-- BEGIN Information shown --

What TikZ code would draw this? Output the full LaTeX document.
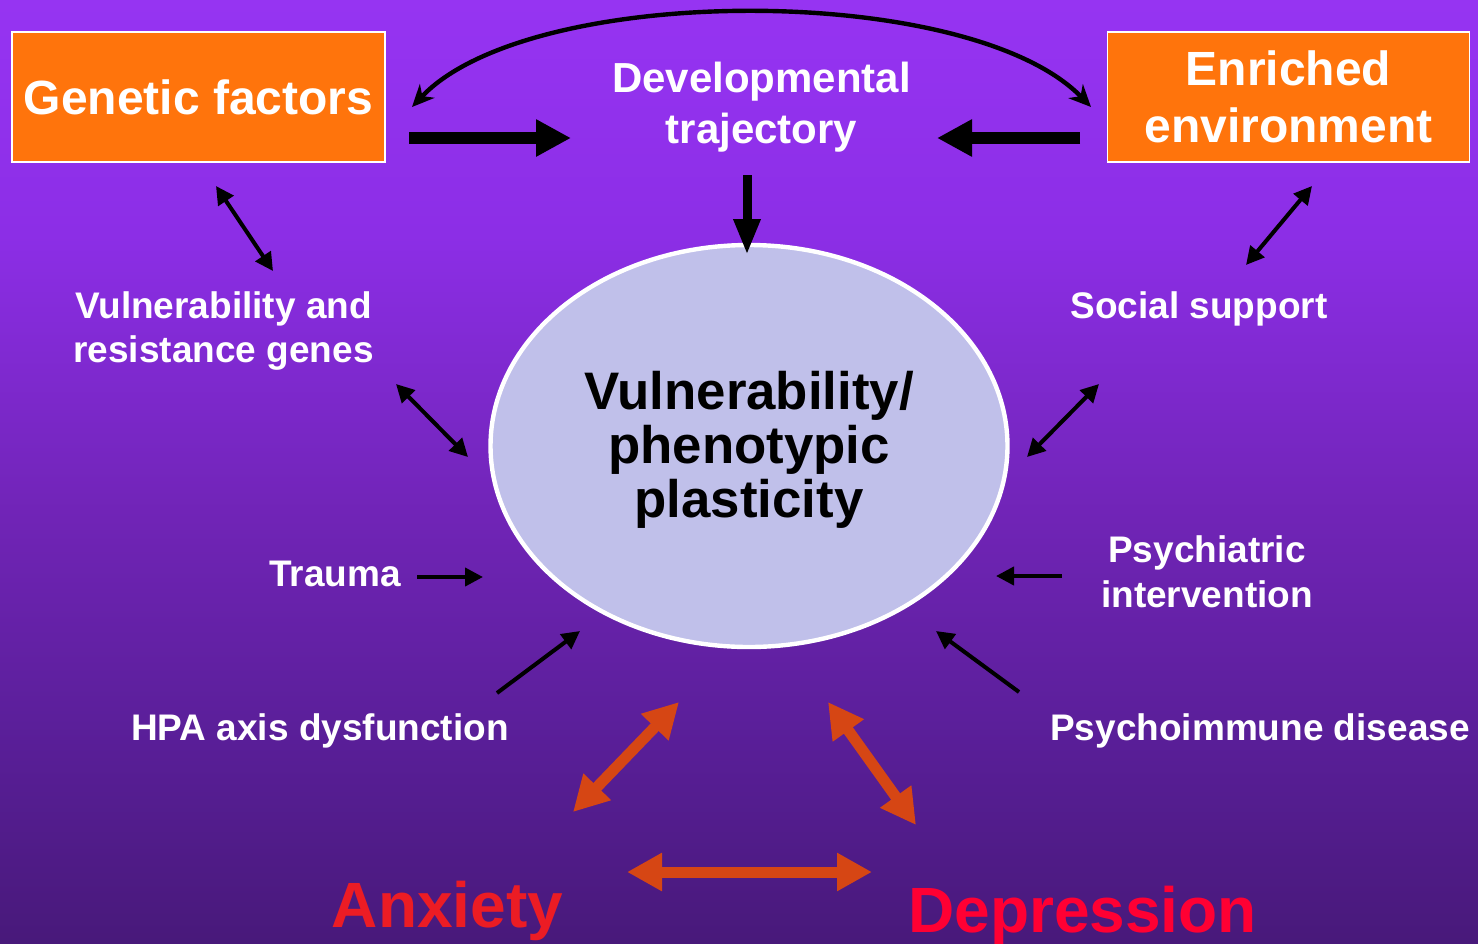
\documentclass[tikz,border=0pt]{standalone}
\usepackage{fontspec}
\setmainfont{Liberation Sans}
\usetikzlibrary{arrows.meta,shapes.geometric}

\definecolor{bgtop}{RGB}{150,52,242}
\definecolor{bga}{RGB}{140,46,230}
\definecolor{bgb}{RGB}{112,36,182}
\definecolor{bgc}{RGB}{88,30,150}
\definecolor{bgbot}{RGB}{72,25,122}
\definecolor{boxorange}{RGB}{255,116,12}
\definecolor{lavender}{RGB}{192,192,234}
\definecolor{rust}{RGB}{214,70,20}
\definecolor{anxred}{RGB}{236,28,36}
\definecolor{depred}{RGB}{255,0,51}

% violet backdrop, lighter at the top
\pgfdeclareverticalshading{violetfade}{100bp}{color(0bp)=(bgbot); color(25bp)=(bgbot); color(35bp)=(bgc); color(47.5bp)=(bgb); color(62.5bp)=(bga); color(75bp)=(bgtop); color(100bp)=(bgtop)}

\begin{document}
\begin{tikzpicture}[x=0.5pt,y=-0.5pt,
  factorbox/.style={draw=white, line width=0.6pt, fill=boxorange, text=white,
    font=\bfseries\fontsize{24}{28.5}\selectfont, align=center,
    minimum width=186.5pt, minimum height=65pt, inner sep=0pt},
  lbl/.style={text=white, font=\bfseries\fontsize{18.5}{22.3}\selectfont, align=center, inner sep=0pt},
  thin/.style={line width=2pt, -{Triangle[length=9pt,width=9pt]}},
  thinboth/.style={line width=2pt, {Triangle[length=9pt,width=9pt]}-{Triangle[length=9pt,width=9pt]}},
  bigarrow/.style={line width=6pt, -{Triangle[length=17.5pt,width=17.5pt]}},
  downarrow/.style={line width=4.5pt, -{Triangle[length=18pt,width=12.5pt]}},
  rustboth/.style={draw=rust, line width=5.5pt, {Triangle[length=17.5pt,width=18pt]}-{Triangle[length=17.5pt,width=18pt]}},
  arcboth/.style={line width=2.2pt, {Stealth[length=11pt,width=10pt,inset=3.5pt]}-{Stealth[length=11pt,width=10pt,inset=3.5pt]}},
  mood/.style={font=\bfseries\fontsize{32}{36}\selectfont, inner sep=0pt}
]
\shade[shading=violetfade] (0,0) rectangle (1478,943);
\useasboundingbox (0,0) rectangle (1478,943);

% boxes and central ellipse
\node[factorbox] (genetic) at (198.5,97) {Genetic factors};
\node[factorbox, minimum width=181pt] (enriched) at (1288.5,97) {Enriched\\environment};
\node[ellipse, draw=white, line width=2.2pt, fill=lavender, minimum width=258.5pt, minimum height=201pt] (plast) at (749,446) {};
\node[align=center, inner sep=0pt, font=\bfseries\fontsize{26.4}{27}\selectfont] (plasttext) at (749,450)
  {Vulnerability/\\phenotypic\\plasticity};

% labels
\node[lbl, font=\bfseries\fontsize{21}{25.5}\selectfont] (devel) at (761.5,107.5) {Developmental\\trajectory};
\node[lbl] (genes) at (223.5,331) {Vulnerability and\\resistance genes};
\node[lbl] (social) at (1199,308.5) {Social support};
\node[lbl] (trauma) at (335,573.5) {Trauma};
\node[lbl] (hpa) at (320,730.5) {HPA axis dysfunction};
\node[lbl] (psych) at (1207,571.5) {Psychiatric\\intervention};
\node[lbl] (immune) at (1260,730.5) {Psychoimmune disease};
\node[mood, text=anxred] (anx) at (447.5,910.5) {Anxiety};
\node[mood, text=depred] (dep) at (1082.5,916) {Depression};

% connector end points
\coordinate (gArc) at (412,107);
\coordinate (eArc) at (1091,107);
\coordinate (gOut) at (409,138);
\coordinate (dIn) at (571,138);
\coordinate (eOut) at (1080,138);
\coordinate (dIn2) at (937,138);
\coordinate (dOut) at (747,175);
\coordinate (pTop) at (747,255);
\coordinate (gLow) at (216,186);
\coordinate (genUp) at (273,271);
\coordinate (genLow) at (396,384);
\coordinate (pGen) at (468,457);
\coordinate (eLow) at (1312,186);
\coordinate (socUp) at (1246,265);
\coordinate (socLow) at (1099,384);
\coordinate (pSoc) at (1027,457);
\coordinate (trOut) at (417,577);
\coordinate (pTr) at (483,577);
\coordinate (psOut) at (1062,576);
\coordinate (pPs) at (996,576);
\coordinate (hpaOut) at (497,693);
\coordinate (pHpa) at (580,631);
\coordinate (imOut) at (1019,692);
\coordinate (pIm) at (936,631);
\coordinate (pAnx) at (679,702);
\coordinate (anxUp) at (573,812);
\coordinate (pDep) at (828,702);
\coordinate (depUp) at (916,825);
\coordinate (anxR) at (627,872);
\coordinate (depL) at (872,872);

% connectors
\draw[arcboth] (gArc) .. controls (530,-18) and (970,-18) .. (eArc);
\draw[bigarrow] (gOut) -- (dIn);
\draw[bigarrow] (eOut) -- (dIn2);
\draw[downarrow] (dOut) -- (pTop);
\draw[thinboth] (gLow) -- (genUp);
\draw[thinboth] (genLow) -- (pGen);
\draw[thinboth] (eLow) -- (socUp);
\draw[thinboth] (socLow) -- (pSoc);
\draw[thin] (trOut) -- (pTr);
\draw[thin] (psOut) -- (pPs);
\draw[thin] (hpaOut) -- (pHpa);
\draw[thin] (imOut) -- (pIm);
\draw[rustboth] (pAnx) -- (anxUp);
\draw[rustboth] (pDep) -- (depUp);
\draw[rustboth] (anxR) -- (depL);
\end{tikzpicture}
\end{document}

-- END Information shown --

Set the data above down again exactly as given, with no pictures.

What TikZ code would draw this? Output the full LaTeX document.
\documentclass[tikz,border=0pt]{standalone}
\usepackage{fontspec}
\setmainfont{Liberation Sans}
\usetikzlibrary{arrows.meta,shapes.geometric}

\definecolor{bgtop}{RGB}{150,52,242}
\definecolor{bga}{RGB}{140,46,230}
\definecolor{bgb}{RGB}{112,36,182}
\definecolor{bgc}{RGB}{88,30,150}
\definecolor{bgbot}{RGB}{72,25,122}
\definecolor{boxorange}{RGB}{255,116,12}
\definecolor{lavender}{RGB}{192,192,234}
\definecolor{rust}{RGB}{214,70,20}
\definecolor{anxred}{RGB}{236,28,36}
\definecolor{depred}{RGB}{255,0,51}

% violet backdrop, lighter at the top
\pgfdeclareverticalshading{violetfade}{100bp}{color(0bp)=(bgbot); color(25bp)=(bgbot); color(35bp)=(bgc); color(47.5bp)=(bgb); color(62.5bp)=(bga); color(75bp)=(bgtop); color(100bp)=(bgtop)}

\begin{document}
\begin{tikzpicture}[x=0.5pt,y=-0.5pt,
  factorbox/.style={draw=white, line width=0.6pt, fill=boxorange, text=white,
    font=\bfseries\fontsize{24}{28.5}\selectfont, align=center,
    minimum width=186.5pt, minimum height=65pt, inner sep=0pt},
  lbl/.style={text=white, font=\bfseries\fontsize{18.5}{22.3}\selectfont, align=center, inner sep=0pt},
  thin/.style={line width=2pt, -{Triangle[length=9pt,width=9pt]}},
  thinboth/.style={line width=2pt, {Triangle[length=9pt,width=9pt]}-{Triangle[length=9pt,width=9pt]}},
  bigarrow/.style={line width=6pt, -{Triangle[length=17.5pt,width=17.5pt]}},
  downarrow/.style={line width=4.5pt, -{Triangle[length=18pt,width=12.5pt]}},
  rustboth/.style={draw=rust, line width=5.5pt, {Triangle[length=17.5pt,width=18pt]}-{Triangle[length=17.5pt,width=18pt]}},
  arcboth/.style={line width=2.2pt, {Stealth[length=11pt,width=10pt,inset=3.5pt]}-{Stealth[length=11pt,width=10pt,inset=3.5pt]}},
  mood/.style={font=\bfseries\fontsize{32}{36}\selectfont, inner sep=0pt}
]
\shade[shading=violetfade] (0,0) rectangle (1478,943);
\useasboundingbox (0,0) rectangle (1478,943);

% boxes and central ellipse
\node[factorbox] (genetic) at (198.5,97) {Genetic factors};
\node[factorbox, minimum width=181pt] (enriched) at (1288.5,97) {Enriched\\environment};
\node[ellipse, draw=white, line width=2.2pt, fill=lavender, minimum width=258.5pt, minimum height=201pt] (plast) at (749,446) {};
\node[align=center, inner sep=0pt, font=\bfseries\fontsize{26.4}{27}\selectfont] (plasttext) at (749,450)
  {Vulnerability/\\phenotypic\\plasticity};

% labels
\node[lbl, font=\bfseries\fontsize{21}{25.5}\selectfont] (devel) at (761.5,107.5) {Developmental\\trajectory};
\node[lbl] (genes) at (223.5,331) {Vulnerability and\\resistance genes};
\node[lbl] (social) at (1199,308.5) {Social support};
\node[lbl] (trauma) at (335,573.5) {Trauma};
\node[lbl] (hpa) at (320,730.5) {HPA axis dysfunction};
\node[lbl] (psych) at (1207,571.5) {Psychiatric\\intervention};
\node[lbl] (immune) at (1260,730.5) {Psychoimmune disease};
\node[mood, text=anxred] (anx) at (447.5,910.5) {Anxiety};
\node[mood, text=depred] (dep) at (1082.5,916) {Depression};

% connector end points
\coordinate (gArc) at (412,107);
\coordinate (eArc) at (1091,107);
\coordinate (gOut) at (409,138);
\coordinate (dIn) at (571,138);
\coordinate (eOut) at (1080,138);
\coordinate (dIn2) at (937,138);
\coordinate (dOut) at (747,175);
\coordinate (pTop) at (747,255);
\coordinate (gLow) at (216,186);
\coordinate (genUp) at (273,271);
\coordinate (genLow) at (396,384);
\coordinate (pGen) at (468,457);
\coordinate (eLow) at (1312,186);
\coordinate (socUp) at (1246,265);
\coordinate (socLow) at (1099,384);
\coordinate (pSoc) at (1027,457);
\coordinate (trOut) at (417,577);
\coordinate (pTr) at (483,577);
\coordinate (psOut) at (1062,576);
\coordinate (pPs) at (996,576);
\coordinate (hpaOut) at (497,693);
\coordinate (pHpa) at (580,631);
\coordinate (imOut) at (1019,692);
\coordinate (pIm) at (936,631);
\coordinate (pAnx) at (679,702);
\coordinate (anxUp) at (573,812);
\coordinate (pDep) at (828,702);
\coordinate (depUp) at (916,825);
\coordinate (anxR) at (627,872);
\coordinate (depL) at (872,872);

% connectors
\draw[arcboth] (gArc) .. controls (530,-18) and (970,-18) .. (eArc);
\draw[bigarrow] (gOut) -- (dIn);
\draw[bigarrow] (eOut) -- (dIn2);
\draw[downarrow] (dOut) -- (pTop);
\draw[thinboth] (gLow) -- (genUp);
\draw[thinboth] (genLow) -- (pGen);
\draw[thinboth] (eLow) -- (socUp);
\draw[thinboth] (socLow) -- (pSoc);
\draw[thin] (trOut) -- (pTr);
\draw[thin] (psOut) -- (pPs);
\draw[thin] (hpaOut) -- (pHpa);
\draw[thin] (imOut) -- (pIm);
\draw[rustboth] (pAnx) -- (anxUp);
\draw[rustboth] (pDep) -- (depUp);
\draw[rustboth] (anxR) -- (depL);
\end{tikzpicture}
\end{document}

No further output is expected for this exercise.